═════ Supplied material ═════
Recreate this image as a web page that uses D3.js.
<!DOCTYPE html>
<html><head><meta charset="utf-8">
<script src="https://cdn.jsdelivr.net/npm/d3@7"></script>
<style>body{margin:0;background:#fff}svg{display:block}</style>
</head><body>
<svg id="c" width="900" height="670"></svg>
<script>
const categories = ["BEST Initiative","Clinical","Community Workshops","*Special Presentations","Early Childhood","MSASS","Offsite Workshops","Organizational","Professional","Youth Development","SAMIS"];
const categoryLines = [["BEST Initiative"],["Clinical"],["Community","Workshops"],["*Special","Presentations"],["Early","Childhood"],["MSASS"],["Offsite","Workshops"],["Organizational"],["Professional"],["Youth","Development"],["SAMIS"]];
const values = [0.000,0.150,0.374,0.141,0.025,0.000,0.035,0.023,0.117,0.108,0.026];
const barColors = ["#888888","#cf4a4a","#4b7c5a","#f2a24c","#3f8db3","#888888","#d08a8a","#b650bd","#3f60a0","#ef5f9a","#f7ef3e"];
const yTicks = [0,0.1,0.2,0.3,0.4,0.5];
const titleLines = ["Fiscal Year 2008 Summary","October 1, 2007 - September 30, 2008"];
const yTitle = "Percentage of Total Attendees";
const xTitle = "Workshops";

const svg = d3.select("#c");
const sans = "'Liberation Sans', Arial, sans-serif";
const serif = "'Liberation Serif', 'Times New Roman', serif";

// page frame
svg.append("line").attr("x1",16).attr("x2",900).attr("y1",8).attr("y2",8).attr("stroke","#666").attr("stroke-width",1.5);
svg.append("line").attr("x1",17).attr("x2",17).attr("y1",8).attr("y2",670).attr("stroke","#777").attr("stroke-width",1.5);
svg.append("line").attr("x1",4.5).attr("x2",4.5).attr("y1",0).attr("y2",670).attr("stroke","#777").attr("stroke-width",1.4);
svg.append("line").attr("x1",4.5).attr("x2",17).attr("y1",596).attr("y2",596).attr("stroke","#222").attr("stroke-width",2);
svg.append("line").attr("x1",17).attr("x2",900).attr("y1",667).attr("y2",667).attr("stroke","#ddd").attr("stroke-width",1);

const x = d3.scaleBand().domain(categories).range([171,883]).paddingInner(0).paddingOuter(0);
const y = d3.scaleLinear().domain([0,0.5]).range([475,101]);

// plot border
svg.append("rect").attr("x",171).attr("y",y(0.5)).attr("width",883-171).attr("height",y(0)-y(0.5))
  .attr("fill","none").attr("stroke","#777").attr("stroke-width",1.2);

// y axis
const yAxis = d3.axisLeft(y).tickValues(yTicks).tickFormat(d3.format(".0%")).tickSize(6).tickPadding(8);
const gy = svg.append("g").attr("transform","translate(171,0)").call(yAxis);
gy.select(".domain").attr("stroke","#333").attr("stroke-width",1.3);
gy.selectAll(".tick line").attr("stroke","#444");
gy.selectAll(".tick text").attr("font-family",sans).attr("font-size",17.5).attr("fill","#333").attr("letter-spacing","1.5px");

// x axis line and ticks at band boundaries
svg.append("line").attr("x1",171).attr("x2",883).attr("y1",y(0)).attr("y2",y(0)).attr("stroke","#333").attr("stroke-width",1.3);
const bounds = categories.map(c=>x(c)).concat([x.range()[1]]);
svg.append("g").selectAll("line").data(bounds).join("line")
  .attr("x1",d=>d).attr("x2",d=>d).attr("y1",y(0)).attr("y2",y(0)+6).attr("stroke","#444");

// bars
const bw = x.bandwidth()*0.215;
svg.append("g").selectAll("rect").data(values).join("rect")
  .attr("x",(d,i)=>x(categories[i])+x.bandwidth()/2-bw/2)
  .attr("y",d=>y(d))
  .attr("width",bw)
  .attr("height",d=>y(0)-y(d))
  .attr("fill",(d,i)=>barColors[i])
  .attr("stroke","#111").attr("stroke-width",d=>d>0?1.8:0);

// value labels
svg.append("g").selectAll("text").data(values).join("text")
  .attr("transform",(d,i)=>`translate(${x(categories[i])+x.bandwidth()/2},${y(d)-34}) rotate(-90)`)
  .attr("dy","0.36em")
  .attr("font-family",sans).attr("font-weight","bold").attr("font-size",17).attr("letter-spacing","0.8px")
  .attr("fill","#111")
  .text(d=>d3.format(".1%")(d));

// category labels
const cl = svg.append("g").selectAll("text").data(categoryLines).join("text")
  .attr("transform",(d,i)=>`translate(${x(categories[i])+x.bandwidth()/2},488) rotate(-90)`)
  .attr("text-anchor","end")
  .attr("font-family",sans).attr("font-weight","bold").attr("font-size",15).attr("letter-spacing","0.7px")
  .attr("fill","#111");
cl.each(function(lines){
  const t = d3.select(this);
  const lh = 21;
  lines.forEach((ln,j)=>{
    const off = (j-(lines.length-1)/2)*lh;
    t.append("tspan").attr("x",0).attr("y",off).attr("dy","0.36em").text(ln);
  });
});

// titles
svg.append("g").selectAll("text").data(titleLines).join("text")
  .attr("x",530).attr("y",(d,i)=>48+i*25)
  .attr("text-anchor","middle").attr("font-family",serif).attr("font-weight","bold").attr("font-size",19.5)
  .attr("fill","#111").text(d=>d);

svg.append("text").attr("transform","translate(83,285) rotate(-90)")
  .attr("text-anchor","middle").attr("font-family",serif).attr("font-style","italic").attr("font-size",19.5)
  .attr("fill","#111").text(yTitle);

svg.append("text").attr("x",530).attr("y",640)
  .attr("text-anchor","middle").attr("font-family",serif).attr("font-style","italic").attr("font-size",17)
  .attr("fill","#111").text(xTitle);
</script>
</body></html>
═════
Task brief
Would you reproduce the material above in full, exactly as given?

Worked solution
Recreate this image as a web page that uses D3.js.
<!DOCTYPE html>
<html><head><meta charset="utf-8">
<script src="https://cdn.jsdelivr.net/npm/d3@7"></script>
<style>body{margin:0;background:#fff}svg{display:block}</style>
</head><body>
<svg id="c" width="900" height="670"></svg>
<script>
const categories = ["BEST Initiative","Clinical","Community Workshops","*Special Presentations","Early Childhood","MSASS","Offsite Workshops","Organizational","Professional","Youth Development","SAMIS"];
const categoryLines = [["BEST Initiative"],["Clinical"],["Community","Workshops"],["*Special","Presentations"],["Early","Childhood"],["MSASS"],["Offsite","Workshops"],["Organizational"],["Professional"],["Youth","Development"],["SAMIS"]];
const values = [0.000,0.150,0.374,0.141,0.025,0.000,0.035,0.023,0.117,0.108,0.026];
const barColors = ["#888888","#cf4a4a","#4b7c5a","#f2a24c","#3f8db3","#888888","#d08a8a","#b650bd","#3f60a0","#ef5f9a","#f7ef3e"];
const yTicks = [0,0.1,0.2,0.3,0.4,0.5];
const titleLines = ["Fiscal Year 2008 Summary","October 1, 2007 - September 30, 2008"];
const yTitle = "Percentage of Total Attendees";
const xTitle = "Workshops";

const svg = d3.select("#c");
const sans = "'Liberation Sans', Arial, sans-serif";
const serif = "'Liberation Serif', 'Times New Roman', serif";

// page frame
svg.append("line").attr("x1",16).attr("x2",900).attr("y1",8).attr("y2",8).attr("stroke","#666").attr("stroke-width",1.5);
svg.append("line").attr("x1",17).attr("x2",17).attr("y1",8).attr("y2",670).attr("stroke","#777").attr("stroke-width",1.5);
svg.append("line").attr("x1",4.5).attr("x2",4.5).attr("y1",0).attr("y2",670).attr("stroke","#777").attr("stroke-width",1.4);
svg.append("line").attr("x1",4.5).attr("x2",17).attr("y1",596).attr("y2",596).attr("stroke","#222").attr("stroke-width",2);
svg.append("line").attr("x1",17).attr("x2",900).attr("y1",667).attr("y2",667).attr("stroke","#ddd").attr("stroke-width",1);

const x = d3.scaleBand().domain(categories).range([171,883]).paddingInner(0).paddingOuter(0);
const y = d3.scaleLinear().domain([0,0.5]).range([475,101]);

// plot border
svg.append("rect").attr("x",171).attr("y",y(0.5)).attr("width",883-171).attr("height",y(0)-y(0.5))
  .attr("fill","none").attr("stroke","#777").attr("stroke-width",1.2);

// y axis
const yAxis = d3.axisLeft(y).tickValues(yTicks).tickFormat(d3.format(".0%")).tickSize(6).tickPadding(8);
const gy = svg.append("g").attr("transform","translate(171,0)").call(yAxis);
gy.select(".domain").attr("stroke","#333").attr("stroke-width",1.3);
gy.selectAll(".tick line").attr("stroke","#444");
gy.selectAll(".tick text").attr("font-family",sans).attr("font-size",17.5).attr("fill","#333").attr("letter-spacing","1.5px");

// x axis line and ticks at band boundaries
svg.append("line").attr("x1",171).attr("x2",883).attr("y1",y(0)).attr("y2",y(0)).attr("stroke","#333").attr("stroke-width",1.3);
const bounds = categories.map(c=>x(c)).concat([x.range()[1]]);
svg.append("g").selectAll("line").data(bounds).join("line")
  .attr("x1",d=>d).attr("x2",d=>d).attr("y1",y(0)).attr("y2",y(0)+6).attr("stroke","#444");

// bars
const bw = x.bandwidth()*0.215;
svg.append("g").selectAll("rect").data(values).join("rect")
  .attr("x",(d,i)=>x(categories[i])+x.bandwidth()/2-bw/2)
  .attr("y",d=>y(d))
  .attr("width",bw)
  .attr("height",d=>y(0)-y(d))
  .attr("fill",(d,i)=>barColors[i])
  .attr("stroke","#111").attr("stroke-width",d=>d>0?1.8:0);

// value labels
svg.append("g").selectAll("text").data(values).join("text")
  .attr("transform",(d,i)=>`translate(${x(categories[i])+x.bandwidth()/2},${y(d)-34}) rotate(-90)`)
  .attr("dy","0.36em")
  .attr("font-family",sans).attr("font-weight","bold").attr("font-size",17).attr("letter-spacing","0.8px")
  .attr("fill","#111")
  .text(d=>d3.format(".1%")(d));

// category labels
const cl = svg.append("g").selectAll("text").data(categoryLines).join("text")
  .attr("transform",(d,i)=>`translate(${x(categories[i])+x.bandwidth()/2},488) rotate(-90)`)
  .attr("text-anchor","end")
  .attr("font-family",sans).attr("font-weight","bold").attr("font-size",15).attr("letter-spacing","0.7px")
  .attr("fill","#111");
cl.each(function(lines){
  const t = d3.select(this);
  const lh = 21;
  lines.forEach((ln,j)=>{
    const off = (j-(lines.length-1)/2)*lh;
    t.append("tspan").attr("x",0).attr("y",off).attr("dy","0.36em").text(ln);
  });
});

// titles
svg.append("g").selectAll("text").data(titleLines).join("text")
  .attr("x",530).attr("y",(d,i)=>48+i*25)
  .attr("text-anchor","middle").attr("font-family",serif).attr("font-weight","bold").attr("font-size",19.5)
  .attr("fill","#111").text(d=>d);

svg.append("text").attr("transform","translate(83,285) rotate(-90)")
  .attr("text-anchor","middle").attr("font-family",serif).attr("font-style","italic").attr("font-size",19.5)
  .attr("fill","#111").text(yTitle);

svg.append("text").attr("x",530).attr("y",640)
  .attr("text-anchor","middle").attr("font-family",serif).attr("font-style","italic").attr("font-size",17)
  .attr("fill","#111").text(xTitle);
</script>
</body></html>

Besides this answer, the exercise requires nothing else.